● Problem to work on: Each line below should be retyped exactly, with no pictures.

* Begin *

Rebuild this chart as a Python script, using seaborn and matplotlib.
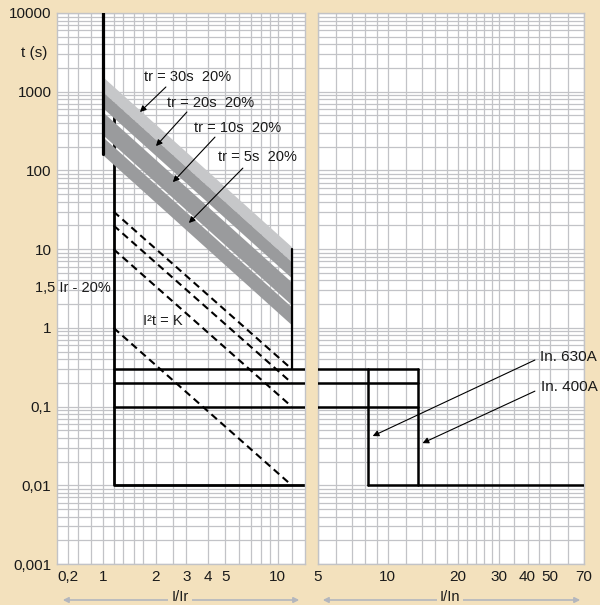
import numpy as np
import matplotlib.pyplot as plt
import seaborn as sns
from matplotlib.patches import FancyArrowPatch
from matplotlib.ticker import FixedLocator, FixedFormatter, LogLocator, NullFormatter

# long-time bands: t (s) on upper / lower edge at I/Ir = 1 and at I/Ir = 12
band_labels = ["tr = 30s  20%", "tr = 20s  20%", "tr = 10s  20%", "tr = 5s  20%"]
band_x = [1.0, 12.0]
band_top_start = [1540, 990, 550, 265]
band_bot_start = [990, 620, 282, 157]
band_top_end = [10.7, 6.9, 3.8, 1.84]
band_bot_end = [6.9, 4.3, 1.96, 1.09]

# I2t = K slopes, from I/Ir = 1.15 to 12
i2t_x = [1.15, 12.0]
i2t_start = [30, 20, 10, 1]
i2t_end = [0.3, 0.2, 0.1, 0.01]

# short-time delays and instantaneous time (s)
sd_times = [0.3, 0.2, 0.1]
inst_time = 0.01

# long-time pickup lines (I/Ir)
lt_pickup = [1.0, 1.15]
lt_pickup_top = [10000, 550]
lt_pickup_bottom = [160, inst_time]
lt_end_x = 12.0
lt_end_t = [10, 0.3]

# instantaneous pickup (I/In) per rating
in_labels = ["In. 630A", "In. 400A"]
in_pickup = [8.2, 13.5]

y_ticks = [0.001, 0.01, 0.1, 1, 10, 100, 1000, 10000]
y_labels = ["0,001", "0,01", "0,1", "1", "10", "100", "1000", "10000"]
xl_ticks = [0.63, 1, 2, 3, 4, 5, 10]
xl_labels = ["0,2", "1", "2", "3", "4", "5", "10"]
xr_ticks = [5, 10, 20, 30, 40, 50, 70]
xr_labels = ["5", "10", "20", "30", "40", "50", "70"]

BEIGE = "#f3e1bd"
GRID = "#c2c3c7"
LIGHT = "#c6c7c9"
DARK = "#9a9b9d"

sns.set_theme(style="white")
plt.rcParams["font.family"] = ["Liberation Sans", "DejaVu Sans"]

fig = plt.figure(figsize=(6, 6.05), dpi=100, facecolor=BEIGE)
axl = fig.add_axes([57 / 600, 1 - 564 / 605, 248 / 600, 551 / 605])
axr = fig.add_axes([318 / 600, 1 - 564 / 605, 266 / 600, 551 / 605])

for ax in (axl, axr):
    ax.set_xscale("log")
    ax.set_yscale("log")
    ax.set_facecolor("white")


def line(ax, x, y, lw=2.0, z=4, **kw):
    sns.lineplot(x=x, y=y, ax=ax, color="black", lw=lw, estimator=None,
                 sort=False, errorbar=None, zorder=z, **kw)


# ---- left panel: I/Ir ----
band_colors = [LIGHT, DARK, DARK, DARK]
for i in range(len(band_labels)):
    axl.fill_between(band_x, [band_bot_start[i], band_bot_end[i]],
                     [band_top_start[i], band_top_end[i]],
                     color=band_colors[i], lw=0, zorder=3)

line(axl, [lt_pickup[0]] * 2, [lt_pickup_top[0], lt_pickup_bottom[0]], lw=2.3)
line(axl, [lt_pickup[1], lt_pickup[1], 30], [lt_pickup_top[1], lt_pickup_bottom[1], inst_time], z=2)
for t in sd_times:
    line(axl, [lt_pickup[1], 30], [t, t], lw=1.8)
line(axl, [lt_end_x] * 2, lt_end_t, lw=1.6)
for s, e in zip(i2t_start, i2t_end):
    line(axl, i2t_x, [s, e], lw=1.5, linestyle=(0, (3.5, 2.2)))

# ---- right panel: I/In ----
for t in sd_times:
    line(axr, [1, in_pickup[1]], [t, t], lw=1.8)
for p in in_pickup:
    line(axr, [p, p], [sd_times[0], inst_time], lw=1.8)
line(axr, [in_pickup[0], 200], [inst_time, inst_time], lw=1.8)

axl.set_xlim(0.546, 14.3)
axr.set_xlim(5, 70)

for ax in (axl, axr):
    ax.set_ylim(0.001, 10000)
    ax.yaxis.set_major_locator(FixedLocator(y_ticks))
    ax.yaxis.set_major_formatter(FixedFormatter(y_labels))
    ax.yaxis.set_minor_locator(LogLocator(base=10, subs=np.arange(2, 10), numticks=100))
    ax.yaxis.set_minor_formatter(NullFormatter())
    ax.xaxis.set_minor_formatter(NullFormatter())
    ax.grid(True, which="both", color=GRID, lw=0.9)
    ax.set_axisbelow(True)
    ax.tick_params(which="both", length=0, labelsize=11, colors="#1a1a1a", pad=4)
    for sp in ax.spines.values():
        sp.set_color(GRID)
        sp.set_linewidth(1)
    ax.set_xlabel("")
    ax.set_ylabel("")

axl.xaxis.set_major_locator(FixedLocator(xl_ticks))
axl.xaxis.set_major_formatter(FixedFormatter(xl_labels))
axl.xaxis.set_minor_locator(FixedLocator([0.72, 0.85, 1.15, 1.3, 1.5, 1.7, 2.5, 6, 7, 8, 9, 12]))
axr.xaxis.set_major_locator(FixedLocator(xr_ticks))
axr.xaxis.set_major_formatter(FixedFormatter(xr_labels))
axr.xaxis.set_minor_locator(FixedLocator([6, 7, 8, 9, 12, 14, 16, 18, 22, 24, 26, 28, 35, 45, 60]))
axr.tick_params(axis="y", labelleft=False)

# ---- annotations ----
txt = dict(fontsize=10.5, color="#1a1a1a", va="center", clip_on=False)
band_text_pos = [(1.715, 1540), (2.32, 718), (3.31, 346), (4.54, 148)]
band_arrow_from = [(2.29, 1148), (3.02, 552), (4.37, 265), (6.31, 107)]
band_arrow_to = [(1.627, 552), (2.01, 204), (2.51, 71), (3.10, 21.5)]
arrow = dict(arrowstyle="-|>", color="black", lw=0.8, mutation_scale=9, shrinkA=0, shrinkB=0)
for lab, pos, a0, a1 in zip(band_labels, band_text_pos, band_arrow_from, band_arrow_to):
    axl.text(pos[0], pos[1], lab, ha="left", zorder=6, **txt)
    axl.annotate("", xy=a1, xytext=a0, arrowprops=arrow, zorder=6)

axl.text(1.69, 1.22, "I²t = K", ha="left", zorder=6, **txt)
axl.text(0.41, 3.2, "1,5 Ir - 20%", ha="left", zorder=6, **txt)
axl.text(0.479, 3100, "t (s)", ha="right", fontsize=11, color="#1a1a1a", va="center", clip_on=False)

in_text_pos = [(45.2, 0.426), (45.6, 0.177)]
in_arrow_from = [(43.0, 0.39), (43.0, 0.157)]
in_arrow_to = [(8.6, 0.0422), (14.1, 0.0343)]
for lab, pos, a0, a1 in zip(in_labels, in_text_pos, in_arrow_from, in_arrow_to):
    axr.text(pos[0], pos[1], lab, ha="left", fontsize=11, color="#1a1a1a", va="center", clip_on=False, zorder=6)
    axr.annotate("", xy=a1, xytext=a0, arrowprops=arrow, zorder=6, annotation_clip=False)

# axis captions with double arrows at the bottom
ya = 1 - 600 / 605
for x0, x1, xc, lab in [(60, 302, 180, "I/Ir"), (320, 583, 450, "I/In")]:
    fig.add_artist(FancyArrowPatch((x0 / 600, ya), (x1 / 600, ya), transform=fig.transFigure,
                                   arrowstyle="<|-|>", mutation_scale=8, color="#b3b6bd", lw=1.2))
    fig.text(xc / 600, 1 / 605, lab, ha="center", va="bottom", fontsize=10.5, color="#1a1a1a",
             bbox=dict(boxstyle="square,pad=0.2", fc=BEIGE, ec="none"))

fig.savefig("out.png", dpi=100, facecolor=BEIGE)
plt.close(fig)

* End *

● Answer to the task:
Rebuild this chart as a Python script, using seaborn and matplotlib.
import numpy as np
import matplotlib.pyplot as plt
import seaborn as sns
from matplotlib.patches import FancyArrowPatch
from matplotlib.ticker import FixedLocator, FixedFormatter, LogLocator, NullFormatter

# long-time bands: t (s) on upper / lower edge at I/Ir = 1 and at I/Ir = 12
band_labels = ["tr = 30s  20%", "tr = 20s  20%", "tr = 10s  20%", "tr = 5s  20%"]
band_x = [1.0, 12.0]
band_top_start = [1540, 990, 550, 265]
band_bot_start = [990, 620, 282, 157]
band_top_end = [10.7, 6.9, 3.8, 1.84]
band_bot_end = [6.9, 4.3, 1.96, 1.09]

# I2t = K slopes, from I/Ir = 1.15 to 12
i2t_x = [1.15, 12.0]
i2t_start = [30, 20, 10, 1]
i2t_end = [0.3, 0.2, 0.1, 0.01]

# short-time delays and instantaneous time (s)
sd_times = [0.3, 0.2, 0.1]
inst_time = 0.01

# long-time pickup lines (I/Ir)
lt_pickup = [1.0, 1.15]
lt_pickup_top = [10000, 550]
lt_pickup_bottom = [160, inst_time]
lt_end_x = 12.0
lt_end_t = [10, 0.3]

# instantaneous pickup (I/In) per rating
in_labels = ["In. 630A", "In. 400A"]
in_pickup = [8.2, 13.5]

y_ticks = [0.001, 0.01, 0.1, 1, 10, 100, 1000, 10000]
y_labels = ["0,001", "0,01", "0,1", "1", "10", "100", "1000", "10000"]
xl_ticks = [0.63, 1, 2, 3, 4, 5, 10]
xl_labels = ["0,2", "1", "2", "3", "4", "5", "10"]
xr_ticks = [5, 10, 20, 30, 40, 50, 70]
xr_labels = ["5", "10", "20", "30", "40", "50", "70"]

BEIGE = "#f3e1bd"
GRID = "#c2c3c7"
LIGHT = "#c6c7c9"
DARK = "#9a9b9d"

sns.set_theme(style="white")
plt.rcParams["font.family"] = ["Liberation Sans", "DejaVu Sans"]

fig = plt.figure(figsize=(6, 6.05), dpi=100, facecolor=BEIGE)
axl = fig.add_axes([57 / 600, 1 - 564 / 605, 248 / 600, 551 / 605])
axr = fig.add_axes([318 / 600, 1 - 564 / 605, 266 / 600, 551 / 605])

for ax in (axl, axr):
    ax.set_xscale("log")
    ax.set_yscale("log")
    ax.set_facecolor("white")


def line(ax, x, y, lw=2.0, z=4, **kw):
    sns.lineplot(x=x, y=y, ax=ax, color="black", lw=lw, estimator=None,
                 sort=False, errorbar=None, zorder=z, **kw)


# ---- left panel: I/Ir ----
band_colors = [LIGHT, DARK, DARK, DARK]
for i in range(len(band_labels)):
    axl.fill_between(band_x, [band_bot_start[i], band_bot_end[i]],
                     [band_top_start[i], band_top_end[i]],
                     color=band_colors[i], lw=0, zorder=3)

line(axl, [lt_pickup[0]] * 2, [lt_pickup_top[0], lt_pickup_bottom[0]], lw=2.3)
line(axl, [lt_pickup[1], lt_pickup[1], 30], [lt_pickup_top[1], lt_pickup_bottom[1], inst_time], z=2)
for t in sd_times:
    line(axl, [lt_pickup[1], 30], [t, t], lw=1.8)
line(axl, [lt_end_x] * 2, lt_end_t, lw=1.6)
for s, e in zip(i2t_start, i2t_end):
    line(axl, i2t_x, [s, e], lw=1.5, linestyle=(0, (3.5, 2.2)))

# ---- right panel: I/In ----
for t in sd_times:
    line(axr, [1, in_pickup[1]], [t, t], lw=1.8)
for p in in_pickup:
    line(axr, [p, p], [sd_times[0], inst_time], lw=1.8)
line(axr, [in_pickup[0], 200], [inst_time, inst_time], lw=1.8)

axl.set_xlim(0.546, 14.3)
axr.set_xlim(5, 70)

for ax in (axl, axr):
    ax.set_ylim(0.001, 10000)
    ax.yaxis.set_major_locator(FixedLocator(y_ticks))
    ax.yaxis.set_major_formatter(FixedFormatter(y_labels))
    ax.yaxis.set_minor_locator(LogLocator(base=10, subs=np.arange(2, 10), numticks=100))
    ax.yaxis.set_minor_formatter(NullFormatter())
    ax.xaxis.set_minor_formatter(NullFormatter())
    ax.grid(True, which="both", color=GRID, lw=0.9)
    ax.set_axisbelow(True)
    ax.tick_params(which="both", length=0, labelsize=11, colors="#1a1a1a", pad=4)
    for sp in ax.spines.values():
        sp.set_color(GRID)
        sp.set_linewidth(1)
    ax.set_xlabel("")
    ax.set_ylabel("")

axl.xaxis.set_major_locator(FixedLocator(xl_ticks))
axl.xaxis.set_major_formatter(FixedFormatter(xl_labels))
axl.xaxis.set_minor_locator(FixedLocator([0.72, 0.85, 1.15, 1.3, 1.5, 1.7, 2.5, 6, 7, 8, 9, 12]))
axr.xaxis.set_major_locator(FixedLocator(xr_ticks))
axr.xaxis.set_major_formatter(FixedFormatter(xr_labels))
axr.xaxis.set_minor_locator(FixedLocator([6, 7, 8, 9, 12, 14, 16, 18, 22, 24, 26, 28, 35, 45, 60]))
axr.tick_params(axis="y", labelleft=False)

# ---- annotations ----
txt = dict(fontsize=10.5, color="#1a1a1a", va="center", clip_on=False)
band_text_pos = [(1.715, 1540), (2.32, 718), (3.31, 346), (4.54, 148)]
band_arrow_from = [(2.29, 1148), (3.02, 552), (4.37, 265), (6.31, 107)]
band_arrow_to = [(1.627, 552), (2.01, 204), (2.51, 71), (3.10, 21.5)]
arrow = dict(arrowstyle="-|>", color="black", lw=0.8, mutation_scale=9, shrinkA=0, shrinkB=0)
for lab, pos, a0, a1 in zip(band_labels, band_text_pos, band_arrow_from, band_arrow_to):
    axl.text(pos[0], pos[1], lab, ha="left", zorder=6, **txt)
    axl.annotate("", xy=a1, xytext=a0, arrowprops=arrow, zorder=6)

axl.text(1.69, 1.22, "I²t = K", ha="left", zorder=6, **txt)
axl.text(0.41, 3.2, "1,5 Ir - 20%", ha="left", zorder=6, **txt)
axl.text(0.479, 3100, "t (s)", ha="right", fontsize=11, color="#1a1a1a", va="center", clip_on=False)

in_text_pos = [(45.2, 0.426), (45.6, 0.177)]
in_arrow_from = [(43.0, 0.39), (43.0, 0.157)]
in_arrow_to = [(8.6, 0.0422), (14.1, 0.0343)]
for lab, pos, a0, a1 in zip(in_labels, in_text_pos, in_arrow_from, in_arrow_to):
    axr.text(pos[0], pos[1], lab, ha="left", fontsize=11, color="#1a1a1a", va="center", clip_on=False, zorder=6)
    axr.annotate("", xy=a1, xytext=a0, arrowprops=arrow, zorder=6, annotation_clip=False)

# axis captions with double arrows at the bottom
ya = 1 - 600 / 605
for x0, x1, xc, lab in [(60, 302, 180, "I/Ir"), (320, 583, 450, "I/In")]:
    fig.add_artist(FancyArrowPatch((x0 / 600, ya), (x1 / 600, ya), transform=fig.transFigure,
                                   arrowstyle="<|-|>", mutation_scale=8, color="#b3b6bd", lw=1.2))
    fig.text(xc / 600, 1 / 605, lab, ha="center", va="bottom", fontsize=10.5, color="#1a1a1a",
             bbox=dict(boxstyle="square,pad=0.2", fc=BEIGE, ec="none"))

fig.savefig("out.png", dpi=100, facecolor=BEIGE)
plt.close(fig)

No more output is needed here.